The U.S. dollar (STOXX: .DXY) was fetching as much as 1.4506 Singapore dollars on Tuesday afternoon local time, according to Reuters data, climbing from as low as S$1.4428 earlier in the session. That's the weakest for the city-state's currency, also known as the Sing, since August of 2009.
But the Sing snapped back later in Tuesday's session to around 1.4450 against the dollar, with Reuters reporting that the central bank was suspected of intervening to support the currency. The Monetary Authority of Singapore (MAS) declined to comment on Wednesday. At 10:56 a.m. HK/SIN on Wednesday, the greenback was fetching 1.4444 Singapore dollars.
The weakness came as the dollar has surged against regional currencies in the wake of Donald Trump 's surprise election win in the U.S. and as the U.S. Federal Reserve surprised markets at its meeting last week by indicating it would likely hike rates three times next year, a faster rate of tightening than the widely expected two times.
Analysts expected that the Singapore dollar could fall even further, but it didn't appear likely to test its Asian financial crisis lows, like the currency of its Northern neighbour, Malaysia.
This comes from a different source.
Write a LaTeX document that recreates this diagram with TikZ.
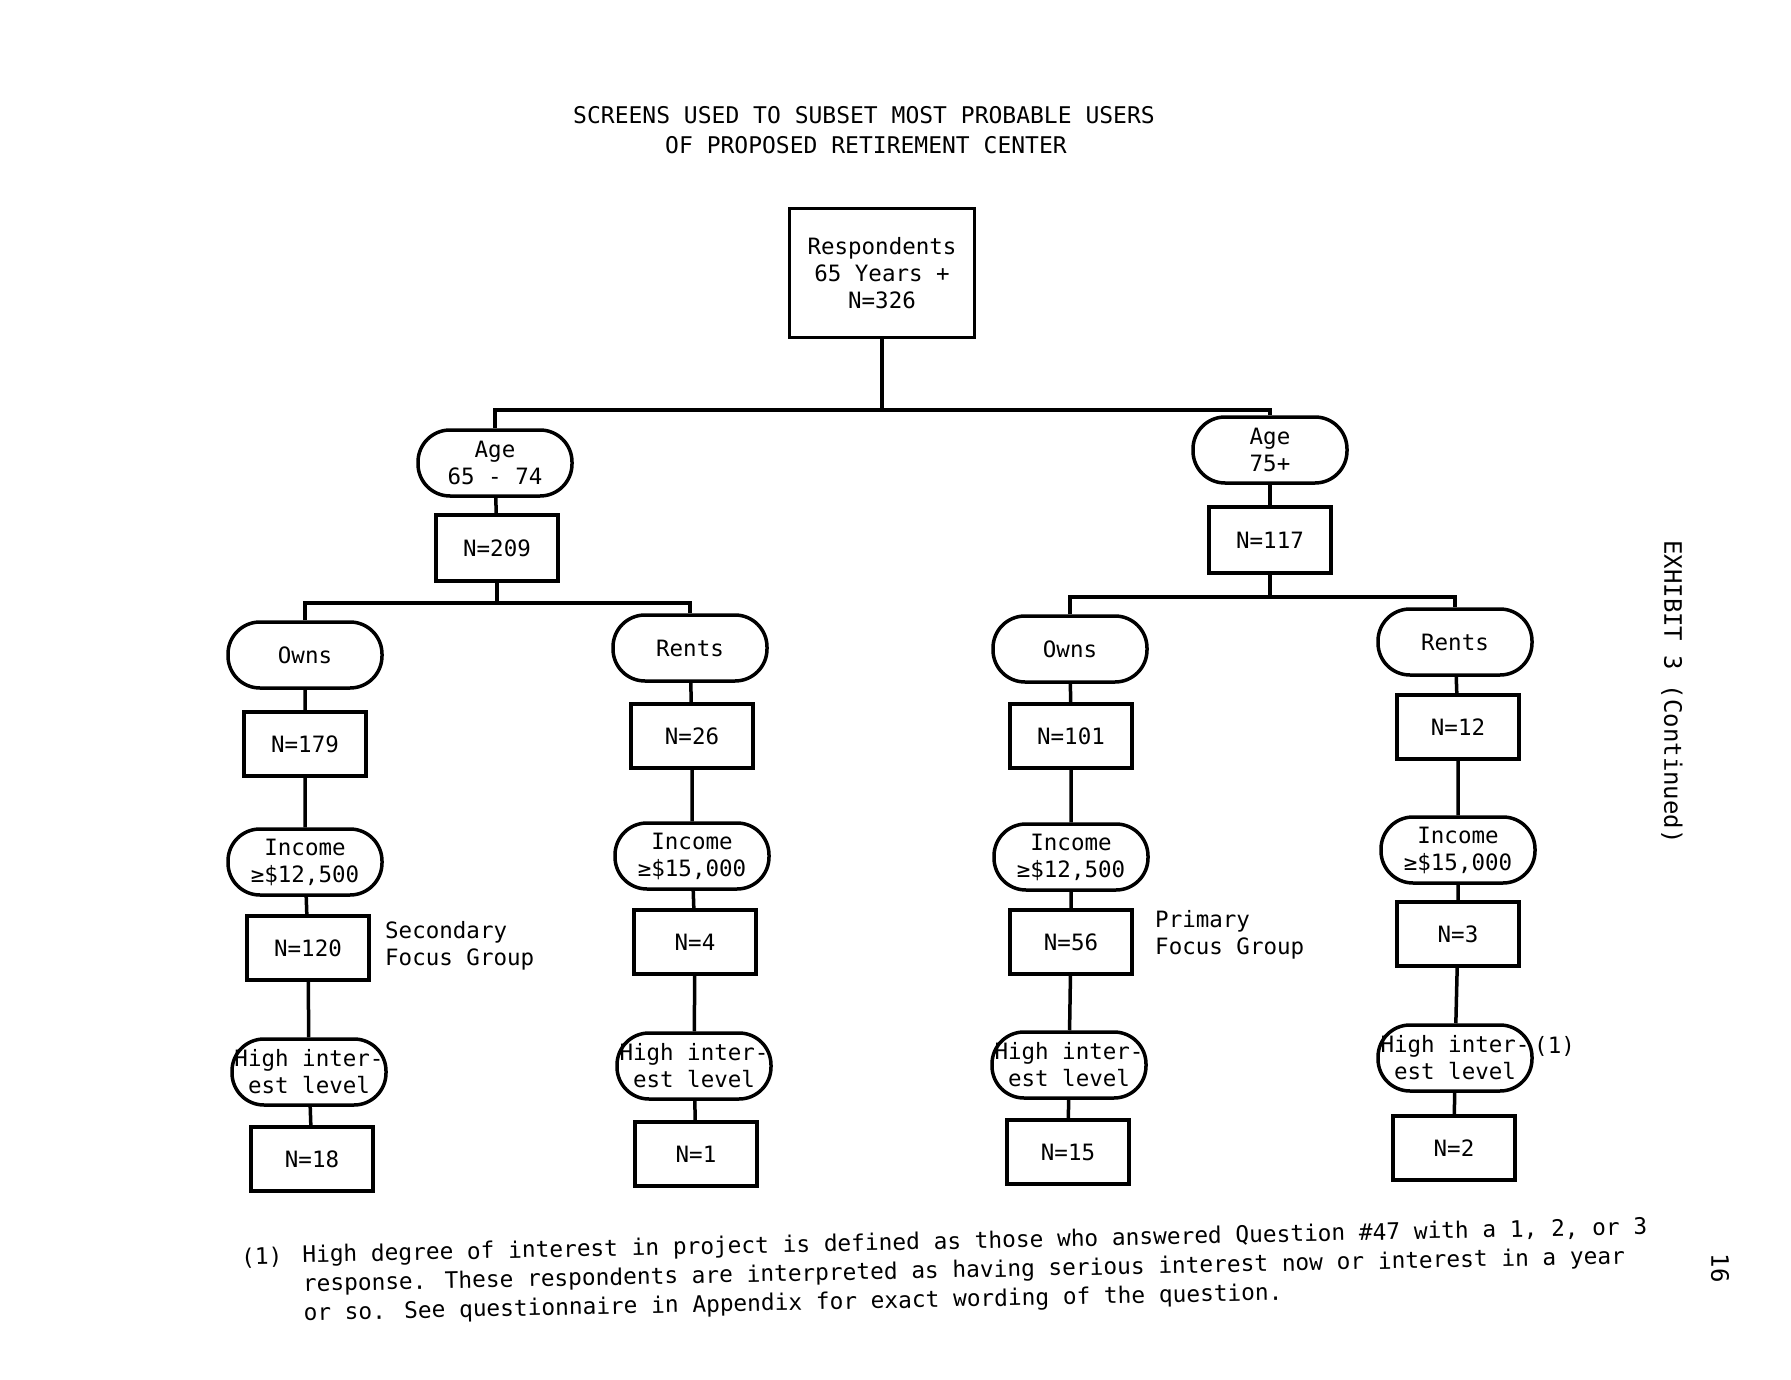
\documentclass[tikz,border=0pt]{standalone}
\usepackage{fontspec}
\setmainfont{DejaVu Sans Mono}
\begin{document}
\begin{tikzpicture}[x=1pt,y=-1pt,
  every node/.style={font=\fontsize{22.5}{27}\selectfont, align=center, inner sep=0pt},
  nbox/.style={draw, line width=3.5pt, minimum width=122pt, minimum height=64pt},
  pill/.style={draw, line width=3.5pt, rounded corners=32pt, minimum width=154pt, minimum height=66pt},
  link/.style={line width=3.5pt},
  titletext/.style={font=\fontsize{23}{28}\selectfont},
  note/.style={rotate=1.2, font=\fontsize{22.8}{29}\selectfont}]
\fill[white] (0,0) rectangle (1791,1380);
\useasboundingbox (0,0) rectangle (1791,1380);
% title
\node[titletext] (title1) at (864,115) {SCREENS USED TO SUBSET MOST PROBABLE USERS};
\node[titletext] (title2) at (866,145) {OF PROPOSED RETIREMENT CENTER};
% root
\node[draw, line width=3.5pt, minimum width=185pt, minimum height=129pt] (root) at (882,273) {Respondents\\65 Years +\\N=326};
% level 1
\node[pill] (age1) at (495,463) {Age\\65 - 74};
\node[nbox, minimum height=66pt] (n209) at (497,548) {N=209};
\node[pill] (age2) at (1270,450) {Age\\75+};
\node[nbox, minimum height=66pt] (n117) at (1270,540) {N=117};
% column 1
\node[pill] (own1) at (305,655) {Owns};
\node[nbox] (n179) at (305,744) {N=179};
\node[pill] (inc1) at (305,862) {Income\\≥\$12,500};
\node[nbox] (n120) at (308,948) {N=120};
\node[pill] (hi1) at (309,1072) {High inter-\\est level};
\node[nbox] (n18) at (312,1159) {N=18};
% column 2
\node[pill] (rent1) at (690,648) {Rents};
\node[nbox] (n26) at (692,736) {N=26};
\node[pill] (inc2) at (692,856) {Income\\≥\$15,000};
\node[nbox] (n4) at (695,942) {N=4};
\node[pill] (hi2) at (694,1066) {High inter-\\est level};
\node[nbox] (n1) at (696,1154) {N=1};
% column 3
\node[pill] (own2) at (1070,649) {Owns};
\node[nbox] (n101) at (1071,736) {N=101};
\node[pill] (inc3) at (1071,857) {Income\\≥\$12,500};
\node[nbox] (n56) at (1071,942) {N=56};
\node[pill] (hi3) at (1069,1065) {High inter-\\est level};
\node[nbox] (n15) at (1068,1152) {N=15};
% column 4
\node[pill] (rent2) at (1455,642) {Rents};
\node[nbox] (n12) at (1458,727) {N=12};
\node[pill] (inc4) at (1458,850) {Income\\≥\$15,000};
\node[nbox] (n3) at (1458,934) {N=3};
\node[pill] (hi4) at (1455,1058) {High inter-\\est level};
\node[nbox] (n2) at (1454,1148) {N=2};
% side labels
\node[anchor=west, align=left] (sec) at (385,946) {Secondary\\Focus Group};
\node[anchor=west, align=left] (pri) at (1155,935) {Primary\\Focus Group};
\node[anchor=west] (fnmark) at (1534,1046) {(1)};
% junctions
\coordinate (j1) at (882,410);
\coordinate (j2) at (497,603);
\coordinate (j3) at (1270,597);
\draw[link] (root.south) -- (j1);
\draw[link] (age1.north) |- (j1) -| (age2.north);
\draw[link] (age1) -- (n209);
\draw[link] (n209.south) -- (j2);
\draw[link] (own1.north) |- (j2) -| (rent1.north);
\draw[link] (age2) -- (n117);
\draw[link] (n117.south) -- (j3);
\draw[link] (own2.north) |- (j3) -| (rent2.north);
\draw[link] (own1) -- (n179) -- (inc1) -- (n120) -- (hi1) -- (n18);
\draw[link] (rent1) -- (n26) -- (inc2) -- (n4) -- (hi2) -- (n1);
\draw[link] (own2) -- (n101) -- (inc3) -- (n56) -- (hi3) -- (n15);
\draw[link] (rent2) -- (n12) -- (inc4) -- (n3) -- (hi4) -- (n2);
% rotated labels
\node[rotate=-90, font=\fontsize{24}{28}\selectfont] (exhibit) at (1672,692) {EXHIBIT 3 (Continued)};
\node[rotate=-90, font=\fontsize{24}{28}\selectfont] (page) at (1720,1268) {16};
% footnote
\node[note, anchor=west] (fn0) at (241,1258) {(1)};
\node[note, anchor=north west, align=left] (fn) at (302,1245) {High degree of interest in project is defined as those who answered Question \#47 with a 1, 2, or 3\\response.  These respondents are interpreted as having serious interest now or interest in a year\\or so.  See questionnaire in Appendix for exact wording of the question.};
\end{tikzpicture}
\end{document}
The ringgit (Exchange: MYR=) has fallen to its lowest level since 1998 as dollar bullishness and domestic economic weaknesses weighed.
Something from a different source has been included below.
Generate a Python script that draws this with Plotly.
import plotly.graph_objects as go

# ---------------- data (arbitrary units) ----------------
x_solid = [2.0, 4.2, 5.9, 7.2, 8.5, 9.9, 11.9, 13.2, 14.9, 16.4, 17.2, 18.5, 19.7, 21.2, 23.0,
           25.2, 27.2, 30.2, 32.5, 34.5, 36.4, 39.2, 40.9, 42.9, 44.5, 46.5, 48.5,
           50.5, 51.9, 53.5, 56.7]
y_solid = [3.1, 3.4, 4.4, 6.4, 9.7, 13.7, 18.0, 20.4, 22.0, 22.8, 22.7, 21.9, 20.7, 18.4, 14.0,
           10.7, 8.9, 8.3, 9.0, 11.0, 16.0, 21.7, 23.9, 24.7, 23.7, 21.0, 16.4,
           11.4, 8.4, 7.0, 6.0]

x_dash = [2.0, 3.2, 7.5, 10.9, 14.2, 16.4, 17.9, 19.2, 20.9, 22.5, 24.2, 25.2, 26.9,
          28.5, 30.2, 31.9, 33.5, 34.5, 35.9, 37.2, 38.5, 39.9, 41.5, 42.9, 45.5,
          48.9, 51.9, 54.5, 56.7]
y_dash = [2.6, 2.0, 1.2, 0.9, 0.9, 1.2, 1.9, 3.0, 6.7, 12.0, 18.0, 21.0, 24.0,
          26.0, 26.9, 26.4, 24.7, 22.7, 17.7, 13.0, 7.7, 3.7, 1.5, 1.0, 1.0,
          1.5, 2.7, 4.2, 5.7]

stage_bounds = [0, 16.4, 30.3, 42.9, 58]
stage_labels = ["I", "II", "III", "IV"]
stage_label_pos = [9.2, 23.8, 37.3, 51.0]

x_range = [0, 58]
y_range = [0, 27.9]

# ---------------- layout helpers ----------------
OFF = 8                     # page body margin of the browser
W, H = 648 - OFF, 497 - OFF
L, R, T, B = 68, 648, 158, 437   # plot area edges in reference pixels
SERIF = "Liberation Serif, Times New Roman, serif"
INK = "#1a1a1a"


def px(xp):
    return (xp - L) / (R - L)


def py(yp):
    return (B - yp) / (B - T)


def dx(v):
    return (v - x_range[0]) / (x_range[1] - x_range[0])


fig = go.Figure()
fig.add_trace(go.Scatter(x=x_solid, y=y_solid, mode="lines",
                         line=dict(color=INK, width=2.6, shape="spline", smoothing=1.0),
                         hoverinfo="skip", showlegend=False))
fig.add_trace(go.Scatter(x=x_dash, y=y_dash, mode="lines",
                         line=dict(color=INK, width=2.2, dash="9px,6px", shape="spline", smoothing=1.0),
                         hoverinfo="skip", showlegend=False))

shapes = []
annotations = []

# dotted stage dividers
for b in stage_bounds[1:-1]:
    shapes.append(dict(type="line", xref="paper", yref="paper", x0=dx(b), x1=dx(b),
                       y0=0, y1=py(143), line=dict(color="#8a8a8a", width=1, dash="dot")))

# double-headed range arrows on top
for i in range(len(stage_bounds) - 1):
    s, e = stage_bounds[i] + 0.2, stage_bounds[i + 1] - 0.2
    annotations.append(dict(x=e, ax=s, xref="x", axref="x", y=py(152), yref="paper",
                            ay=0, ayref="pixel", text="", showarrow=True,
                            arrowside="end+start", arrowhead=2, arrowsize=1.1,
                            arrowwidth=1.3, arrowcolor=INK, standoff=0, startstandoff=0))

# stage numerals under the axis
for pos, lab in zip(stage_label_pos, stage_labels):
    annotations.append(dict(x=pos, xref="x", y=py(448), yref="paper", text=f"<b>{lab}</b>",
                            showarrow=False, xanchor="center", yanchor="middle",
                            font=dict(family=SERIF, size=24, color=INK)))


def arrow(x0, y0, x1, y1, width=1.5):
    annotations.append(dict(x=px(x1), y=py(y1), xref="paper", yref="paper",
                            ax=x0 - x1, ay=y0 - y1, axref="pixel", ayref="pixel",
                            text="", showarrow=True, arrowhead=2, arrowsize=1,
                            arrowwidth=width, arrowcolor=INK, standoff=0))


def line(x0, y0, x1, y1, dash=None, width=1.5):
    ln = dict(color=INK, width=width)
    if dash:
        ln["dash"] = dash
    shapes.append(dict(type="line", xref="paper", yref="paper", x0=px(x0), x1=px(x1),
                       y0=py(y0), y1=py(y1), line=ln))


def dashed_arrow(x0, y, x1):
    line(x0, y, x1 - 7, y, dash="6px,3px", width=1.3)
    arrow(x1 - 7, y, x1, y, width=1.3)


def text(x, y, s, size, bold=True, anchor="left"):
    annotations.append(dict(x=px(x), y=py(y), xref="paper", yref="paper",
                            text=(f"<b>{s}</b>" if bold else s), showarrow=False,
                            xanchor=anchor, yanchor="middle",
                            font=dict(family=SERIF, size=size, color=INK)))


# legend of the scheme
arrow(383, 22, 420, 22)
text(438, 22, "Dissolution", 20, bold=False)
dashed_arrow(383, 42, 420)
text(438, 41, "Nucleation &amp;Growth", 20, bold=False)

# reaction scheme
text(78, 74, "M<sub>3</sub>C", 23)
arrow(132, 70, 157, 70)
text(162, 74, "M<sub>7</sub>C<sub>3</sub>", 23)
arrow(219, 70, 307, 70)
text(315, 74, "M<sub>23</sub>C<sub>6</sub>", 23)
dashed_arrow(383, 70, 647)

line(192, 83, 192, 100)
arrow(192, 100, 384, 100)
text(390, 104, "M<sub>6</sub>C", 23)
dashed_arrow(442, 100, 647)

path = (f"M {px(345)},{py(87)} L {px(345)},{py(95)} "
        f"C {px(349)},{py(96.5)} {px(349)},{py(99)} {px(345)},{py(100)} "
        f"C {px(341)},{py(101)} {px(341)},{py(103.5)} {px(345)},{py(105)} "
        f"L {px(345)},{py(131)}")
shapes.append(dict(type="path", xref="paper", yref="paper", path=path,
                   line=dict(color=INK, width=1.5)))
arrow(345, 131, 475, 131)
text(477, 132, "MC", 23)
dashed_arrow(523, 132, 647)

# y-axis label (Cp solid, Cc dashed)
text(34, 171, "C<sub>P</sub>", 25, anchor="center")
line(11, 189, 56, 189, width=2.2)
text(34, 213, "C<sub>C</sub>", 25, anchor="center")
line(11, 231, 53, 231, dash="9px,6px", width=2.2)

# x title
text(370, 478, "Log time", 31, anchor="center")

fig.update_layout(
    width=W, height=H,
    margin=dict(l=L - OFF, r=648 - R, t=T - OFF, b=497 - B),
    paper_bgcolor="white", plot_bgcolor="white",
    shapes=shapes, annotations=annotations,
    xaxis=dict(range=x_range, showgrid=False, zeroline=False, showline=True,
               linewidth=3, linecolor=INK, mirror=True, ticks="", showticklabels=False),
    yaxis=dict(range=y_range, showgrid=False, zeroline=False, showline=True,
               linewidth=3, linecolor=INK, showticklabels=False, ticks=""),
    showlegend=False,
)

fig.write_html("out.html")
But the dollar/Sing pair still has quite a way to go before it hits its highs of even the global financial crisis, when it climbed as high as around 1.5562 in late 2009; it touched levels above 1.85 in 2001, in the wake of the Sept. 11, 2001, terrorist attacks in New York.
Like Malaysia, Singapore's domestic economy also faces a rocky outlook, analysts have noted.
"Singapore's ultra-open economy and financial center will likely be one of the most exposed in Asia to the U.K. leaving the European Union, the threat of trade protectionism from the U.S. and political risks in Europe," Nomura said in a note dated Sunday. "Domestic challenges also abound. The high levels of household and corporate leverage also imply vulnerability to a likely faster pace of interest rate hikes in the U.S. in response to Mr. Trump's policies, which should further tighten financial conditions in Singapore."
Nomura cut its 2017 gross domestic product (GDP) growth forecast for the city-state to 0.7 percent from 1.0 percent, compared with the official forecast for 1.0-3.0 percent.
But the bank doesn't expect the currency to fall too much further near term, forecasting the pair at 1.46 by the end of the first quarter and 1.50 by the end of 2017.